## Exercise brief
Pictures stay out of the copy; restate everything else in the material exactly.

## Data extract
— start —
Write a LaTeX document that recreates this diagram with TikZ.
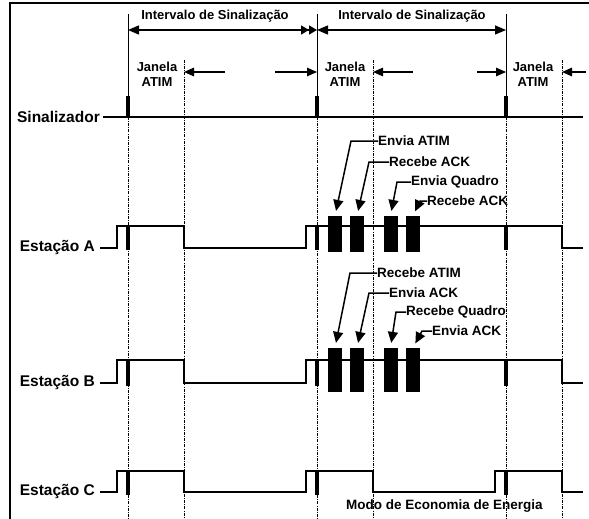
\documentclass[tikz,border=0pt]{standalone}
\usepackage{fontspec}
\setmainfont{Liberation Sans}
\usetikzlibrary{arrows.meta,positioning,calc}
\definecolor{Ink}{HTML}{000000}

\begin{document}
\begin{tikzpicture}[x=1pt,y=-1pt,
  lbl/.style={font=\bfseries\fontsize{13}{15}\selectfont,inner sep=0pt},
  note/.style={font=\bfseries\fontsize{13.5}{15}\selectfont,inner sep=0pt,anchor=west},
  rowlbl/.style={font=\bfseries\fontsize{15.5}{17}\selectfont,anchor=east,inner sep=0pt},
  wave/.style={Ink,line width=1.3pt},
  guide/.style={Ink,line width=0.5pt,dash pattern=on 3pt off 1.2pt on 0.8pt off 1.2pt},
  bmark/.style={fill=Ink,draw=none},
  frm/.style={fill=Ink,inner sep=0pt,minimum width=14pt},
  ann/.style={Ink,line width=1.5pt,-{Triangle[length=11pt,width=10pt]}},
  gap/.style={Ink,line width=1.4pt,-{Triangle[length=10pt,width=8.5pt]}}]
\useasboundingbox (0,0) rectangle (589,519);
% frame
\draw[Ink,line width=1.4pt] (10,519) -- (10,3) -- (589,3);
% beacon times and ATIM window ends
\foreach \b/\w in {128/184,317/373,506/562} {
  \draw[Ink,line width=1pt] (\b,14) -- (\b,117);
  \draw[guide] (\b,117) -- (\b,519);
  \draw[guide] (\w,60) -- (\w,519);
}
% beacon interval
\coordinate (b1) at (128,30);
\coordinate (b2) at (317,30);
\coordinate (b3) at (506,30);
\draw[Ink,line width=1.5pt,{Triangle[length=11pt,width=9pt]}-{Triangle[length=8pt,width=9pt]Triangle[length=8pt,width=9pt]}] (b1) -- (b2);
\draw[Ink,line width=1.5pt,{Triangle[length=11pt,width=9pt]}-{Triangle[length=11pt,width=9pt]}] (b2) -- (b3);
\node[lbl] (int1) at (215,16) {Intervalo de Sinalização};
\node[lbl] (int2) at (412,16) {Intervalo de Sinalização};
% ATIM windows
\foreach \n/\x in {1/157,2/345,3/533}
  \node[lbl,align=center] (jan\n) at (\x,74) {Janela\\ATIM};
\draw[gap] (225,72) -- (184,72);
\draw[gap] (275,72) -- (317,72);
\draw[gap] (413,72) -- (373,72);
\draw[gap] (477,72) -- (506,72);
\draw[gap] (586,72) -- (562,72);
% rows
\node[rowlbl] (sinal) at (100,117) {Sinalizador};
\draw[Ink,line width=1.4pt] (103,117) -- (583,117);
\node[rowlbl] (estA) at (95,248) {Estação A};
\node[rowlbl] (estB) at (95,383) {Estação B};
\node[rowlbl] (estC) at (95,492) {Estação C};
\draw[wave] (100,248) -- (117,248) -- (117,226) -- (184,226) -- (184,248) -- (306,248) -- (306,226) -- (562,226) -- (562,248) -- (583,248);
\draw[wave] (100,383) -- (117,383) -- (117,360) -- (184,360) -- (184,383) -- (306,383) -- (306,360) -- (562,360) -- (562,383) -- (583,383);
\draw[wave] (100,492) -- (117,492) -- (117,471) -- (184,471) -- (184,492) -- (306,492) -- (306,471) -- (373,471) -- (373,492) -- (495,492) -- (495,471) -- (562,471) -- (562,492) -- (583,492);
\foreach \b in {128,317,506} {
  \fill[bmark] (\b-2,96) rectangle (\b+2,117);
  \fill[bmark] (\b-2,226) rectangle (\b+2,250);
  \fill[bmark] (\b-2,360) rectangle (\b+2,386);
  \fill[bmark] (\b-2,471) rectangle (\b+2,495);
}
% frames sent and received
\foreach \n/\x in {1/335,2/357,3/390.5,4/413} {
  \node[frm,minimum height=36pt] (fA\n) at (\x,234) {};
  \node[frm,minimum height=44pt] (fB\n) at (\x,370) {};
}
\node[note] (eA1) at (378,141) {Envia ATIM};
\node[note] (eA2) at (389,162) {Recebe ACK};
\node[note] (eA3) at (411,182) {Envia Quadro};
\node[note] (eA4) at (427,201) {Recebe ACK};
\draw[ann,shorten >=5pt] (eA1.west) -- ++(-27,0) -- (fA1.north);
\draw[ann,shorten >=5pt] (eA2.west) -- ++(-20,0) -- (fA2.north);
\draw[ann,shorten >=5pt] (eA3.west) -- ++(-14,0) -- (fA3.north);
\draw[ann,shorten >=5pt] (eA4.west) -- ++(-7,0) -- (fA4.north);
\node[note] (eB1) at (377,273) {Recebe ATIM};
\node[note] (eB2) at (389,293) {Envia ACK};
\node[note] (eB3) at (406,312) {Recebe Quadro};
\node[note] (eB4) at (432,331) {Envia ACK};
\draw[ann,shorten >=5pt] (eB1.west) -- ++(-27,0) -- (fB1.north);
\draw[ann,shorten >=5pt] (eB2.west) -- ++(-20,0) -- (fB2.north);
\draw[ann,shorten >=5pt] (eB3.west) -- ++(-10,0) -- (fB3.north);
\draw[ann,shorten >=5pt] (eB4.west) -- ++(-10,0) -- (fB4.north);
\node[note] (modo) at (346,506) {Modo de Economia de Energia};
\end{tikzpicture}
\end{document}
— end —
## The result
Write a LaTeX document that recreates this diagram with TikZ.
\documentclass[tikz,border=0pt]{standalone}
\usepackage{fontspec}
\setmainfont{Liberation Sans}
\usetikzlibrary{arrows.meta,positioning,calc}
\definecolor{Ink}{HTML}{000000}

\begin{document}
\begin{tikzpicture}[x=1pt,y=-1pt,
  lbl/.style={font=\bfseries\fontsize{13}{15}\selectfont,inner sep=0pt},
  note/.style={font=\bfseries\fontsize{13.5}{15}\selectfont,inner sep=0pt,anchor=west},
  rowlbl/.style={font=\bfseries\fontsize{15.5}{17}\selectfont,anchor=east,inner sep=0pt},
  wave/.style={Ink,line width=1.3pt},
  guide/.style={Ink,line width=0.5pt,dash pattern=on 3pt off 1.2pt on 0.8pt off 1.2pt},
  bmark/.style={fill=Ink,draw=none},
  frm/.style={fill=Ink,inner sep=0pt,minimum width=14pt},
  ann/.style={Ink,line width=1.5pt,-{Triangle[length=11pt,width=10pt]}},
  gap/.style={Ink,line width=1.4pt,-{Triangle[length=10pt,width=8.5pt]}}]
\useasboundingbox (0,0) rectangle (589,519);
% frame
\draw[Ink,line width=1.4pt] (10,519) -- (10,3) -- (589,3);
% beacon times and ATIM window ends
\foreach \b/\w in {128/184,317/373,506/562} {
  \draw[Ink,line width=1pt] (\b,14) -- (\b,117);
  \draw[guide] (\b,117) -- (\b,519);
  \draw[guide] (\w,60) -- (\w,519);
}
% beacon interval
\coordinate (b1) at (128,30);
\coordinate (b2) at (317,30);
\coordinate (b3) at (506,30);
\draw[Ink,line width=1.5pt,{Triangle[length=11pt,width=9pt]}-{Triangle[length=8pt,width=9pt]Triangle[length=8pt,width=9pt]}] (b1) -- (b2);
\draw[Ink,line width=1.5pt,{Triangle[length=11pt,width=9pt]}-{Triangle[length=11pt,width=9pt]}] (b2) -- (b3);
\node[lbl] (int1) at (215,16) {Intervalo de Sinalização};
\node[lbl] (int2) at (412,16) {Intervalo de Sinalização};
% ATIM windows
\foreach \n/\x in {1/157,2/345,3/533}
  \node[lbl,align=center] (jan\n) at (\x,74) {Janela\\ATIM};
\draw[gap] (225,72) -- (184,72);
\draw[gap] (275,72) -- (317,72);
\draw[gap] (413,72) -- (373,72);
\draw[gap] (477,72) -- (506,72);
\draw[gap] (586,72) -- (562,72);
% rows
\node[rowlbl] (sinal) at (100,117) {Sinalizador};
\draw[Ink,line width=1.4pt] (103,117) -- (583,117);
\node[rowlbl] (estA) at (95,248) {Estação A};
\node[rowlbl] (estB) at (95,383) {Estação B};
\node[rowlbl] (estC) at (95,492) {Estação C};
\draw[wave] (100,248) -- (117,248) -- (117,226) -- (184,226) -- (184,248) -- (306,248) -- (306,226) -- (562,226) -- (562,248) -- (583,248);
\draw[wave] (100,383) -- (117,383) -- (117,360) -- (184,360) -- (184,383) -- (306,383) -- (306,360) -- (562,360) -- (562,383) -- (583,383);
\draw[wave] (100,492) -- (117,492) -- (117,471) -- (184,471) -- (184,492) -- (306,492) -- (306,471) -- (373,471) -- (373,492) -- (495,492) -- (495,471) -- (562,471) -- (562,492) -- (583,492);
\foreach \b in {128,317,506} {
  \fill[bmark] (\b-2,96) rectangle (\b+2,117);
  \fill[bmark] (\b-2,226) rectangle (\b+2,250);
  \fill[bmark] (\b-2,360) rectangle (\b+2,386);
  \fill[bmark] (\b-2,471) rectangle (\b+2,495);
}
% frames sent and received
\foreach \n/\x in {1/335,2/357,3/390.5,4/413} {
  \node[frm,minimum height=36pt] (fA\n) at (\x,234) {};
  \node[frm,minimum height=44pt] (fB\n) at (\x,370) {};
}
\node[note] (eA1) at (378,141) {Envia ATIM};
\node[note] (eA2) at (389,162) {Recebe ACK};
\node[note] (eA3) at (411,182) {Envia Quadro};
\node[note] (eA4) at (427,201) {Recebe ACK};
\draw[ann,shorten >=5pt] (eA1.west) -- ++(-27,0) -- (fA1.north);
\draw[ann,shorten >=5pt] (eA2.west) -- ++(-20,0) -- (fA2.north);
\draw[ann,shorten >=5pt] (eA3.west) -- ++(-14,0) -- (fA3.north);
\draw[ann,shorten >=5pt] (eA4.west) -- ++(-7,0) -- (fA4.north);
\node[note] (eB1) at (377,273) {Recebe ATIM};
\node[note] (eB2) at (389,293) {Envia ACK};
\node[note] (eB3) at (406,312) {Recebe Quadro};
\node[note] (eB4) at (432,331) {Envia ACK};
\draw[ann,shorten >=5pt] (eB1.west) -- ++(-27,0) -- (fB1.north);
\draw[ann,shorten >=5pt] (eB2.west) -- ++(-20,0) -- (fB2.north);
\draw[ann,shorten >=5pt] (eB3.west) -- ++(-10,0) -- (fB3.north);
\draw[ann,shorten >=5pt] (eB4.west) -- ++(-10,0) -- (fB4.north);
\node[note] (modo) at (346,506) {Modo de Economia de Energia};
\end{tikzpicture}
\end{document}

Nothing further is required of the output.